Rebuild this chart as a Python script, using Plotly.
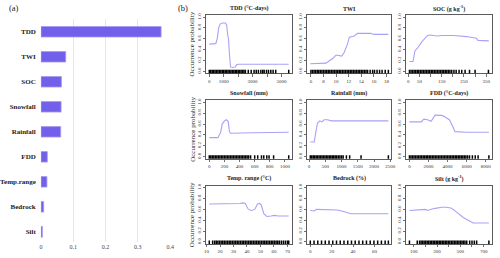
══════
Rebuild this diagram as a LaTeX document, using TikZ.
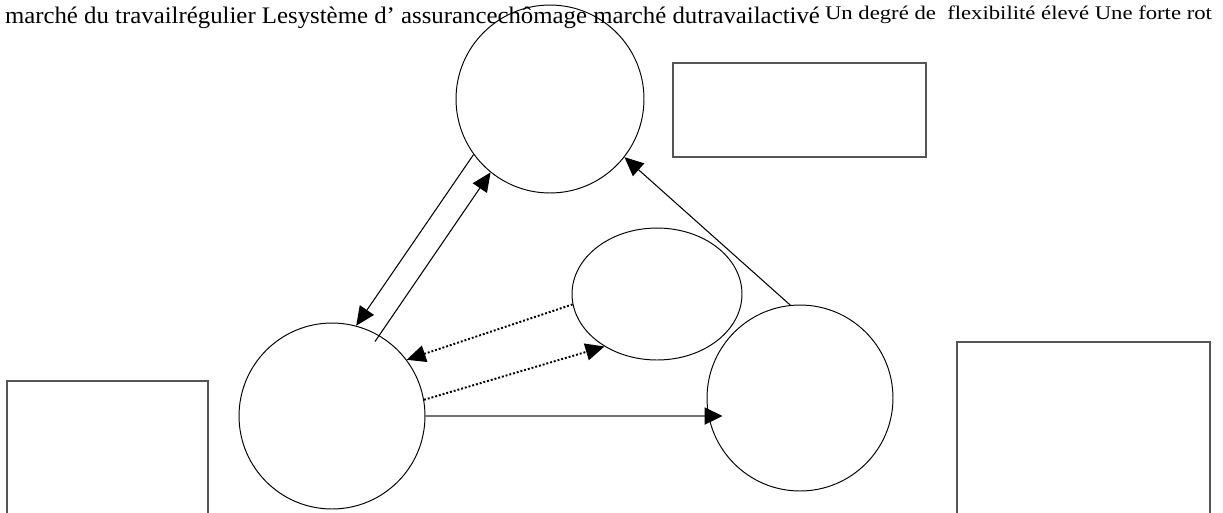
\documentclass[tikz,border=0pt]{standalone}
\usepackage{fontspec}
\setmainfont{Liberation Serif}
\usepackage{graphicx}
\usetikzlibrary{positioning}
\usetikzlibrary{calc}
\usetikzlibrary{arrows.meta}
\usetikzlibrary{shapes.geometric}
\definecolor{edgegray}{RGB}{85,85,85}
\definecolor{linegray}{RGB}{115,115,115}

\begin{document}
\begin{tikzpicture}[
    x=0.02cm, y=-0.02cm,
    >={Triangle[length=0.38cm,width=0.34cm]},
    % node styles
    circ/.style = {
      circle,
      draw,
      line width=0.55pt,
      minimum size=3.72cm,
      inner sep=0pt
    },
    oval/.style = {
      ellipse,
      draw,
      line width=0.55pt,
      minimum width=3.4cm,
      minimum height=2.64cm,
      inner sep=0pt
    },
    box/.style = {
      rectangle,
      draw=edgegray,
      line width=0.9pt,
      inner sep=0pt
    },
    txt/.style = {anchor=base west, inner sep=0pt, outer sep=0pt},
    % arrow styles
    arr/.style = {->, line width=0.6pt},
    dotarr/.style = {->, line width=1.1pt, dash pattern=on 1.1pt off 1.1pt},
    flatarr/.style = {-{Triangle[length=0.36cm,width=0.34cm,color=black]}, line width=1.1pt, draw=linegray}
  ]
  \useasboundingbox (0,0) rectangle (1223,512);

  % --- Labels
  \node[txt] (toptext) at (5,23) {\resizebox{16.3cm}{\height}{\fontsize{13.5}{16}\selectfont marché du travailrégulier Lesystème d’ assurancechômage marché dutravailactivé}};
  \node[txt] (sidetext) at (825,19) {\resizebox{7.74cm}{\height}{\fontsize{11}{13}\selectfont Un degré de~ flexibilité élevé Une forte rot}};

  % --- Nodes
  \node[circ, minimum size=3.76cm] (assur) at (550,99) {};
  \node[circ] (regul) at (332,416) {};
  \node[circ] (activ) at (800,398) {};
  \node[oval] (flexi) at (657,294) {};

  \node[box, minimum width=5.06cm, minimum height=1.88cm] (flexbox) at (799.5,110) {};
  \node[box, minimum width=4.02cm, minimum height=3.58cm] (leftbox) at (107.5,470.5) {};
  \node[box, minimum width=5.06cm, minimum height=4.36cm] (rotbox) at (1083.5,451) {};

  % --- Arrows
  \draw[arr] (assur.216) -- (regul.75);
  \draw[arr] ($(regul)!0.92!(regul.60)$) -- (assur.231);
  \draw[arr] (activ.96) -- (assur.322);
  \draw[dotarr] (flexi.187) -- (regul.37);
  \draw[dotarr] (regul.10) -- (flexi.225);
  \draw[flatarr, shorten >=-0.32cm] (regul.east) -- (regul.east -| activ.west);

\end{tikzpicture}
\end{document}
══════
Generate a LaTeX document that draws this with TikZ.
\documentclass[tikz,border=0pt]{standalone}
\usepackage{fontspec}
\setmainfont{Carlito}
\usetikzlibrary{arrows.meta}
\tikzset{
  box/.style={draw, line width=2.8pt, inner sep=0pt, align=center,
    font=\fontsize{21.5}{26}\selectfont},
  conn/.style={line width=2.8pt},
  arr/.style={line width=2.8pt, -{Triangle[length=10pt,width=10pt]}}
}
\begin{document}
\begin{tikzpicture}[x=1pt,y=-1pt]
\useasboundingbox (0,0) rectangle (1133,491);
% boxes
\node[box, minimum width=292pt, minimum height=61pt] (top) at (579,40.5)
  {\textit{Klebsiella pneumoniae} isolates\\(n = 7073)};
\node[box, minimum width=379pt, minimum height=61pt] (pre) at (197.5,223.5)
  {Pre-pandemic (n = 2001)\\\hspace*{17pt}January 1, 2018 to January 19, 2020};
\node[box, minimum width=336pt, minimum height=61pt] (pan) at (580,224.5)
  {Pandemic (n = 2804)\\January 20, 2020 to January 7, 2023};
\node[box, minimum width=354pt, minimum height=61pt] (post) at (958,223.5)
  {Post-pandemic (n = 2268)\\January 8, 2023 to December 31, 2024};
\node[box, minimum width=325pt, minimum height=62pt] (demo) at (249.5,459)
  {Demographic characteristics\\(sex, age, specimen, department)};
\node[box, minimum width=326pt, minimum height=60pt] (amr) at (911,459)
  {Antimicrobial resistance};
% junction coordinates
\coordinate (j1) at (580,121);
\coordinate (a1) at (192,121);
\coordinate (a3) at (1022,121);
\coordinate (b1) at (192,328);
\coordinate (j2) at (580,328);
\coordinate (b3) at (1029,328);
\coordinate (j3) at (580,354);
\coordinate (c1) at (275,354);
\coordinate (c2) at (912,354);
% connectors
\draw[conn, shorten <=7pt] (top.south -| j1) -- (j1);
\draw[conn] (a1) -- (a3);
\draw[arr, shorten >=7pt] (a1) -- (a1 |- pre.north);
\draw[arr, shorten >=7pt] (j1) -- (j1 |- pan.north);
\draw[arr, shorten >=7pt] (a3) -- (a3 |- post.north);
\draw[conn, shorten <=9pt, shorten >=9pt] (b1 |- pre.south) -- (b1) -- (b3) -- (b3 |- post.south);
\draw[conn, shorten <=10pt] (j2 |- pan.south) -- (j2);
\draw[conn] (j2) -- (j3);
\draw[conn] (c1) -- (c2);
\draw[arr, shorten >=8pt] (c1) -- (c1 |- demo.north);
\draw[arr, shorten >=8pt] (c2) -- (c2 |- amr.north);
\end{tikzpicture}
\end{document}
══════
> _Aim of the task_
Exactly reproduce the stretch that starts at the line containing "Rebuild this diagram" and ends at the line containing "width=5.06cm, minimum height=4.36cm]", both ends included; leave any pictures out.

> _Correct answer_
Rebuild this diagram as a LaTeX document, using TikZ.
\documentclass[tikz,border=0pt]{standalone}
\usepackage{fontspec}
\setmainfont{Liberation Serif}
\usepackage{graphicx}
\usetikzlibrary{positioning}
\usetikzlibrary{calc}
\usetikzlibrary{arrows.meta}
\usetikzlibrary{shapes.geometric}
\definecolor{edgegray}{RGB}{85,85,85}
\definecolor{linegray}{RGB}{115,115,115}

\begin{document}
\begin{tikzpicture}[
    x=0.02cm, y=-0.02cm,
    >={Triangle[length=0.38cm,width=0.34cm]},
    % node styles
    circ/.style = {
      circle,
      draw,
      line width=0.55pt,
      minimum size=3.72cm,
      inner sep=0pt
    },
    oval/.style = {
      ellipse,
      draw,
      line width=0.55pt,
      minimum width=3.4cm,
      minimum height=2.64cm,
      inner sep=0pt
    },
    box/.style = {
      rectangle,
      draw=edgegray,
      line width=0.9pt,
      inner sep=0pt
    },
    txt/.style = {anchor=base west, inner sep=0pt, outer sep=0pt},
    % arrow styles
    arr/.style = {->, line width=0.6pt},
    dotarr/.style = {->, line width=1.1pt, dash pattern=on 1.1pt off 1.1pt},
    flatarr/.style = {-{Triangle[length=0.36cm,width=0.34cm,color=black]}, line width=1.1pt, draw=linegray}
  ]
  \useasboundingbox (0,0) rectangle (1223,512);

  % --- Labels
  \node[txt] (toptext) at (5,23) {\resizebox{16.3cm}{\height}{\fontsize{13.5}{16}\selectfont marché du travailrégulier Lesystème d’ assurancechômage marché dutravailactivé}};
  \node[txt] (sidetext) at (825,19) {\resizebox{7.74cm}{\height}{\fontsize{11}{13}\selectfont Un degré de~ flexibilité élevé Une forte rot}};

  % --- Nodes
  \node[circ, minimum size=3.76cm] (assur) at (550,99) {};
  \node[circ] (regul) at (332,416) {};
  \node[circ] (activ) at (800,398) {};
  \node[oval] (flexi) at (657,294) {};

  \node[box, minimum width=5.06cm, minimum height=1.88cm] (flexbox) at (799.5,110) {};
  \node[box, minimum width=4.02cm, minimum height=3.58cm] (leftbox) at (107.5,470.5) {};
  \node[box, minimum width=5.06cm, minimum height=4.36cm] (rotbox) at (1083.5,451) {};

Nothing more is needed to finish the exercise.